Consistent spectral clustering in sparse tensor block models
This addresses clustering challenges in sparse high-dimensional multiway data for fields like bioinformatics and social network analysis, representing an incremental advancement in tensor methods.
The paper tackles high-order clustering in sparse multiway datasets by introducing a tensor block model for sparse integer-valued data and proposing a spectral clustering algorithm with trimming. The approach identifies a density threshold for algorithm consistency and provides a framework for evaluating signal-noise tradeoffs during data aggregation.

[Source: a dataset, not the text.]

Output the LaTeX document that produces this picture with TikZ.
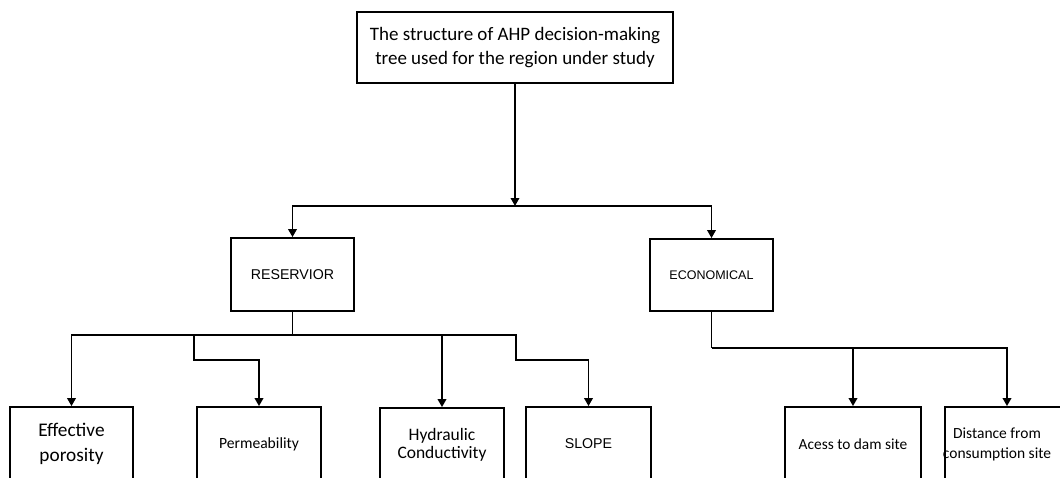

High-order clustering aims to classify objects in multiway datasets that are prevalent in various fields such as bioinformatics, social network analysis, and recommendation systems. These tasks often involve data that is sparse and high-dimensional, presenting significant statistical and computational challenges. This paper introduces a tensor block model specifically designed for sparse integer-valued data tensors. We propose a simple spectral clustering algorithm augmented with a trimming step to mitigate noise fluctuations, and identify a density threshold that ensures the algorithm's consistency. Our approach models sparsity using a sub-Poisson noise concentration framework, accommodating heavier than sub-Gaussian tails. Remarkably, this natural class of tensor block models is closed under aggregation across arbitrary modes. Consequently, we obtain a comprehensive framework for evaluating the tradeoff between signal loss and noise reduction during data aggregation. The analysis is based on a novel concentration bound for sparse random Gram matrices. The theoretical findings are illustrated through simulation experiments.